System Identification with Noisy Data

Exploring a specific graph learning task of reconstructing a symmetric matrix that represents an underlying graph using linear measurements.

Motivation

Symmetric matrices are ubiquitous in graphical models with examples such as the \((0, 1)\) adjacency matrix and the (generalized) Laplacian of an undirected graph. A major challenge in graph learning is inferring graph parameters embedded in those graph-based matrices from historical data or real-time measurements.

Model

We consider the following model:

\[\mathbf{A}=\mathbf{B}\mathbf{Y}(G)+\mathbf{Z}\]

where \(\mathbf{A}\) and \(\mathbf{B}\) are real or complex matrices representing measurements of a system; \(\mathbf{Y}(G)\) is a symmetric matrix encoding connectivity of an undirected graph \(G\), such as a generalized Laplacian and \(\mathbf{Z}\) is some additive noise.

Our work considers a sparsity characterization for distributions of random graphs (that are allowed to contain high-degree nodes), based on which we study fundamental trade-offs between the number of measurements, the complexity of the graph class, and the probability of error. We derive a necessary condition and a sufficient condition on the number of measurements for recovery. Furthermore, assuming the measurements are Gaussian IID, we prove upper and lower bounds on the (worst-case) sample complexity for both noisy and noiseless recovery. In the special cases of the uniform distribution on trees with n nodes and the Erdős–Rényi \((n, p)\) class, the fundamental trade-offs are tight up to multiplicative factors with noiseless measurements.

Method

We propose an iterative algorithm that outperforms basis pursuit on star graphs. The algorithm is score-based, which estimates the easiest or the most confident rows/columns at each iteration and use the estimated information to solve a reduced system formed by historical data. The mechanism is presented below, with \(r\) denotes the round index and \(\mathsf{score}_{j}(\cdot)\) is some score function indicating the confidence level on each row \(j\).

Illustration of the heuristic algorithm.

Results

Applying the heuristic algorithm to learn admittance matrices in IEEE power system test cases leads to the following sample complexity results.

The number of samples required to accurately recover the nodal admittance matrix is shown on the vertical axis. Star and chain graphs are scaled in size between 5 and 300 nodes. IEEE test cases range from 5 to 200 buses. Linear and logarithmic (in graph size) reference curves are plotted as dashed lines.

Compared with the basis pursuit, our iterative algorithm outperforms basis pursuit on star graphs.

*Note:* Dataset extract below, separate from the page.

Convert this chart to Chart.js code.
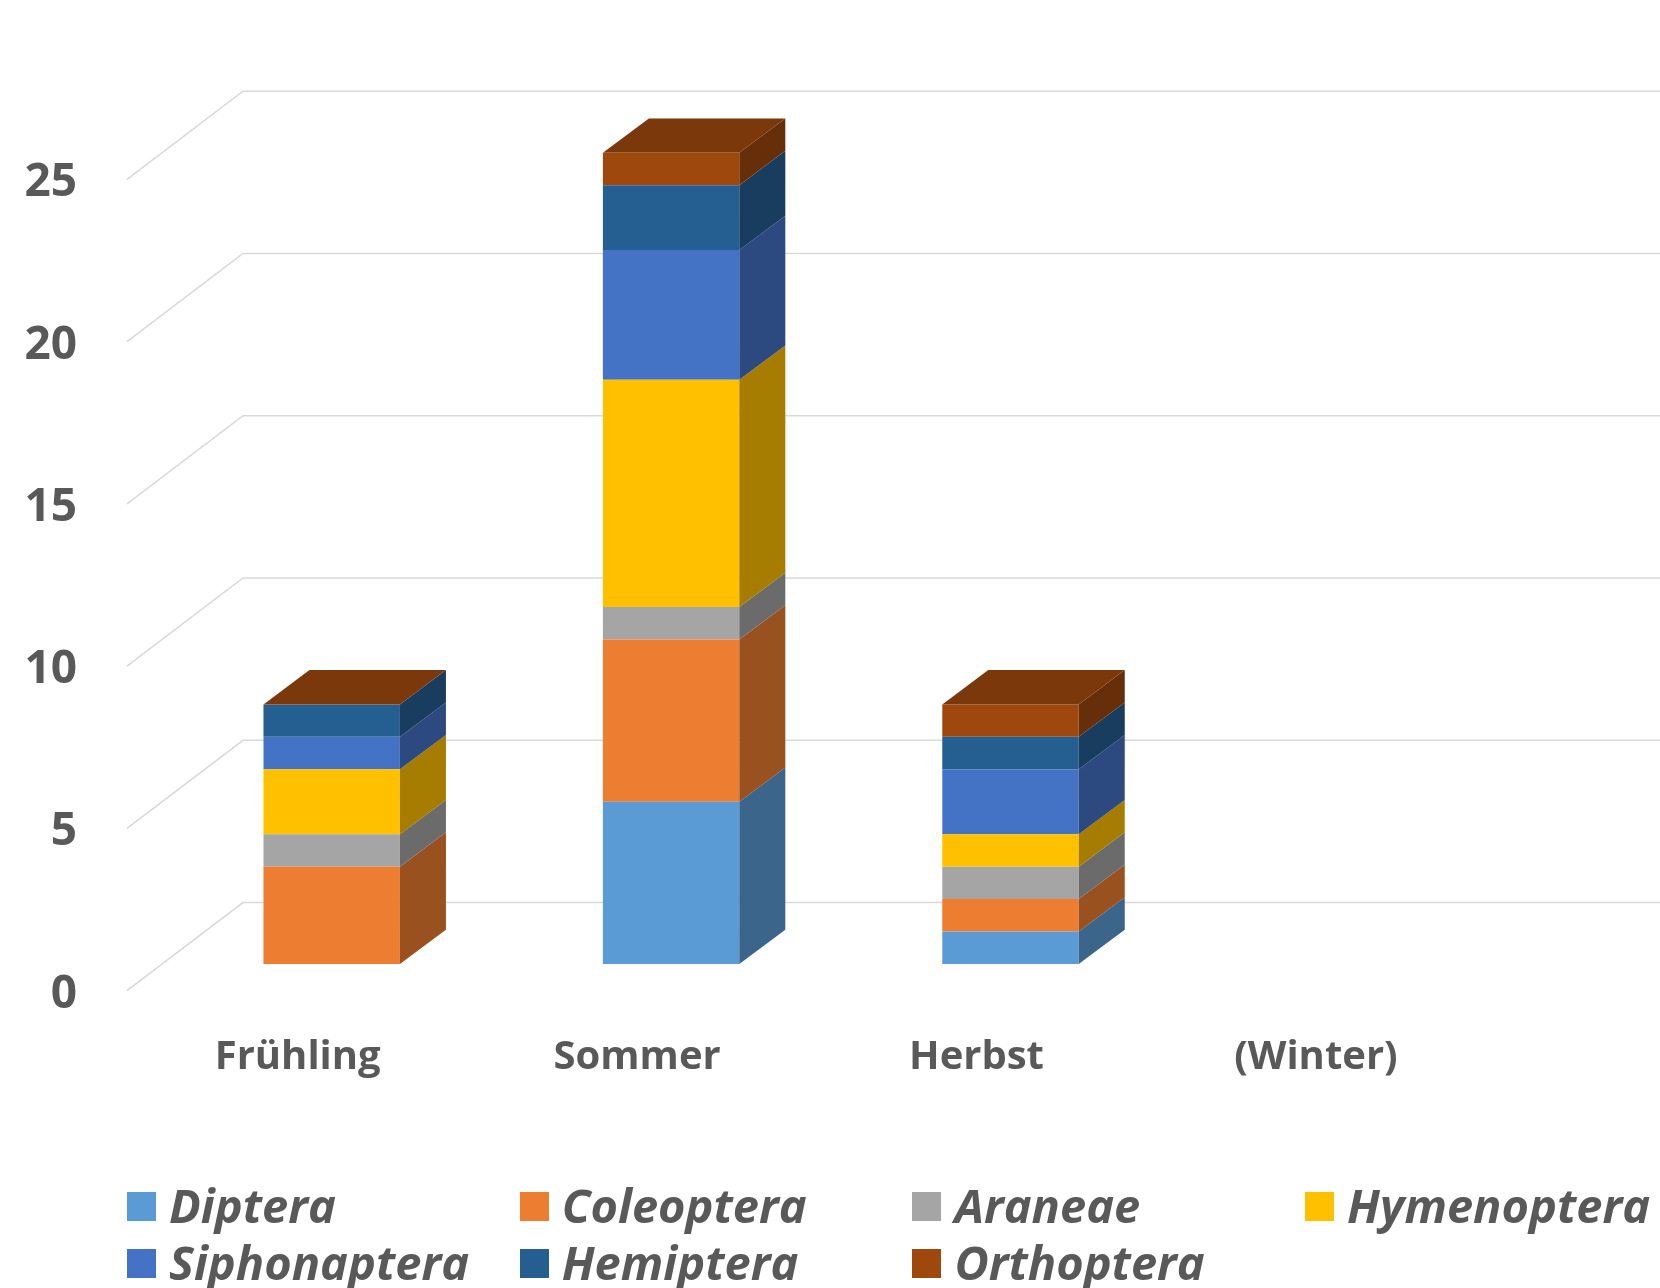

A comparison between our iterative heuristic and basis pursuit. The Frobenius norm error plotted is averaged over 250 independent trials. The underlying graph is a star graph with 24 nodes. The solid and dotted gray curves are results for basis pursuit with and without a constraint emphasizing symmetry, respectively.

The impact of measurement noise on sample complexity for recovery of the IEEE 24-bus test case is demonstrated below.

Trajectories correspond to increasing noise levels from dark (least) to light (most). From left to right, we observe—as expected—that for each variance value, the normalized Frobenius error of the recovered matrix decreases as the number of samples used for recovery increases. From bottom to top, we observe that the error increases (for every value of the number of measurements) as variance of the additive noise increases.

Reference

Li, Tongxin, Lucien Werner, and Steven H. Low. “Learning graphs from linear measurements: Fundamental trade-offs and applications.” IEEE Transactions on Signal and Information Processing over Networks 6 (2020): 163-178.